--- START OF DATA EXCERPT ---

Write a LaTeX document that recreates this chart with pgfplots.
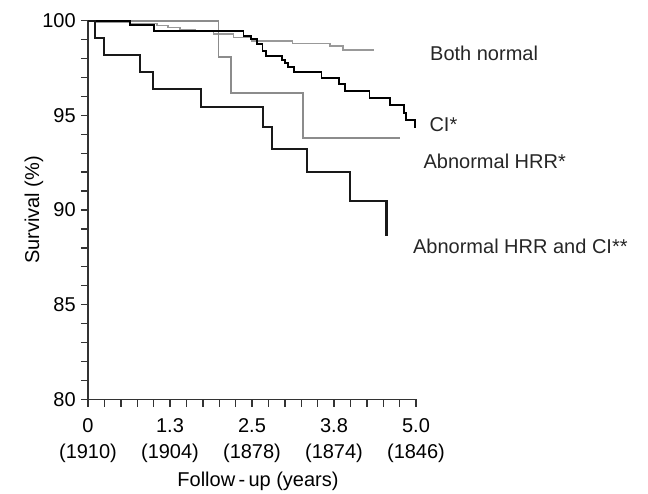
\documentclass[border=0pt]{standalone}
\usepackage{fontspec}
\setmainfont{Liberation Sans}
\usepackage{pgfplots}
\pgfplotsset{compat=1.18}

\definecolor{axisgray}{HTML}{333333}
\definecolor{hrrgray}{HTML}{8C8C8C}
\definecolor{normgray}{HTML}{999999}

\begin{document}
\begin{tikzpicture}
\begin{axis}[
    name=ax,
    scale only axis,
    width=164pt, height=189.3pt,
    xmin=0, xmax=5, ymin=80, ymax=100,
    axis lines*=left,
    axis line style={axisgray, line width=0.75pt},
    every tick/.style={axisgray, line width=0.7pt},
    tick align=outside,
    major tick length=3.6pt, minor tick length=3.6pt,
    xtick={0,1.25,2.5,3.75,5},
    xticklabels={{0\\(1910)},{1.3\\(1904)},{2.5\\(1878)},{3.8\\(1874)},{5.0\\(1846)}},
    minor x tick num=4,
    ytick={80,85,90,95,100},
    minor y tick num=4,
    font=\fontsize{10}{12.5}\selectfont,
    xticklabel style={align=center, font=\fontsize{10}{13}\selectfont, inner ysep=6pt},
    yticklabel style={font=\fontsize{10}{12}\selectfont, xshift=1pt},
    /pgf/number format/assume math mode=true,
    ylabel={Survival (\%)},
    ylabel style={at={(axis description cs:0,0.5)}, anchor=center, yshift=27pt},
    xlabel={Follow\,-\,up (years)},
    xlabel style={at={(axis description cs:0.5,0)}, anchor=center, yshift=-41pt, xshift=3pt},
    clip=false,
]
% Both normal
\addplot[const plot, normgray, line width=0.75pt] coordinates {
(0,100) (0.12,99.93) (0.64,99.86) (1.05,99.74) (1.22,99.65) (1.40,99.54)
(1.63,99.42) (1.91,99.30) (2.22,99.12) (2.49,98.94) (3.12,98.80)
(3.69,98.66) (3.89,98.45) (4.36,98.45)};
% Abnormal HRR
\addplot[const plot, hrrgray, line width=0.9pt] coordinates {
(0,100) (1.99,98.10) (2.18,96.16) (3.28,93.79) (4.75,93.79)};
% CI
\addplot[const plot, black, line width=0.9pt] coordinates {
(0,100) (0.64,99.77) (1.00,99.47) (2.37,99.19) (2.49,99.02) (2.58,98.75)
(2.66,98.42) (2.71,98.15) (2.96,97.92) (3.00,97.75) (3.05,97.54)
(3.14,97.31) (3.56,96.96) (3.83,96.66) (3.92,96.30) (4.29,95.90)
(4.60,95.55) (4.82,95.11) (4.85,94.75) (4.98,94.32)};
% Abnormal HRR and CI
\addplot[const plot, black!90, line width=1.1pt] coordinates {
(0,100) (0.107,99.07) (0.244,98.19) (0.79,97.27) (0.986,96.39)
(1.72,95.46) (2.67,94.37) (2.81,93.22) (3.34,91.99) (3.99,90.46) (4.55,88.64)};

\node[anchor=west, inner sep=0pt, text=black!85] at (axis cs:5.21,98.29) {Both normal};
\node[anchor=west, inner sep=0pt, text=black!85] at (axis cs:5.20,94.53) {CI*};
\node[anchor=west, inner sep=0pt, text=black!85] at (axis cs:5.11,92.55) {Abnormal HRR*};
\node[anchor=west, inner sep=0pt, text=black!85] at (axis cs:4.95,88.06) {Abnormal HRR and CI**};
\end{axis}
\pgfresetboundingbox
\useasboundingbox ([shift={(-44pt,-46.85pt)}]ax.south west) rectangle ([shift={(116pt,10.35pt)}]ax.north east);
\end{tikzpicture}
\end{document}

--- END OF DATA EXCERPT ---

EXERCISE GOAL: Reproduce every line above as written, skipping pictures.

ANSWER TO THE PROBLEM:
Write a LaTeX document that recreates this chart with pgfplots.
\documentclass[border=0pt]{standalone}
\usepackage{fontspec}
\setmainfont{Liberation Sans}
\usepackage{pgfplots}
\pgfplotsset{compat=1.18}

\definecolor{axisgray}{HTML}{333333}
\definecolor{hrrgray}{HTML}{8C8C8C}
\definecolor{normgray}{HTML}{999999}

\begin{document}
\begin{tikzpicture}
\begin{axis}[
    name=ax,
    scale only axis,
    width=164pt, height=189.3pt,
    xmin=0, xmax=5, ymin=80, ymax=100,
    axis lines*=left,
    axis line style={axisgray, line width=0.75pt},
    every tick/.style={axisgray, line width=0.7pt},
    tick align=outside,
    major tick length=3.6pt, minor tick length=3.6pt,
    xtick={0,1.25,2.5,3.75,5},
    xticklabels={{0\\(1910)},{1.3\\(1904)},{2.5\\(1878)},{3.8\\(1874)},{5.0\\(1846)}},
    minor x tick num=4,
    ytick={80,85,90,95,100},
    minor y tick num=4,
    font=\fontsize{10}{12.5}\selectfont,
    xticklabel style={align=center, font=\fontsize{10}{13}\selectfont, inner ysep=6pt},
    yticklabel style={font=\fontsize{10}{12}\selectfont, xshift=1pt},
    /pgf/number format/assume math mode=true,
    ylabel={Survival (\%)},
    ylabel style={at={(axis description cs:0,0.5)}, anchor=center, yshift=27pt},
    xlabel={Follow\,-\,up (years)},
    xlabel style={at={(axis description cs:0.5,0)}, anchor=center, yshift=-41pt, xshift=3pt},
    clip=false,
]
% Both normal
\addplot[const plot, normgray, line width=0.75pt] coordinates {
(0,100) (0.12,99.93) (0.64,99.86) (1.05,99.74) (1.22,99.65) (1.40,99.54)
(1.63,99.42) (1.91,99.30) (2.22,99.12) (2.49,98.94) (3.12,98.80)
(3.69,98.66) (3.89,98.45) (4.36,98.45)};
% Abnormal HRR
\addplot[const plot, hrrgray, line width=0.9pt] coordinates {
(0,100) (1.99,98.10) (2.18,96.16) (3.28,93.79) (4.75,93.79)};
% CI
\addplot[const plot, black, line width=0.9pt] coordinates {
(0,100) (0.64,99.77) (1.00,99.47) (2.37,99.19) (2.49,99.02) (2.58,98.75)
(2.66,98.42) (2.71,98.15) (2.96,97.92) (3.00,97.75) (3.05,97.54)
(3.14,97.31) (3.56,96.96) (3.83,96.66) (3.92,96.30) (4.29,95.90)
(4.60,95.55) (4.82,95.11) (4.85,94.75) (4.98,94.32)};
% Abnormal HRR and CI
\addplot[const plot, black!90, line width=1.1pt] coordinates {
(0,100) (0.107,99.07) (0.244,98.19) (0.79,97.27) (0.986,96.39)
(1.72,95.46) (2.67,94.37) (2.81,93.22) (3.34,91.99) (3.99,90.46) (4.55,88.64)};

\node[anchor=west, inner sep=0pt, text=black!85] at (axis cs:5.21,98.29) {Both normal};
\node[anchor=west, inner sep=0pt, text=black!85] at (axis cs:5.20,94.53) {CI*};
\node[anchor=west, inner sep=0pt, text=black!85] at (axis cs:5.11,92.55) {Abnormal HRR*};
\node[anchor=west, inner sep=0pt, text=black!85] at (axis cs:4.95,88.06) {Abnormal HRR and CI**};
\end{axis}
\pgfresetboundingbox
\useasboundingbox ([shift={(-44pt,-46.85pt)}]ax.south west) rectangle ([shift={(116pt,10.35pt)}]ax.north east);
\end{tikzpicture}
\end{document}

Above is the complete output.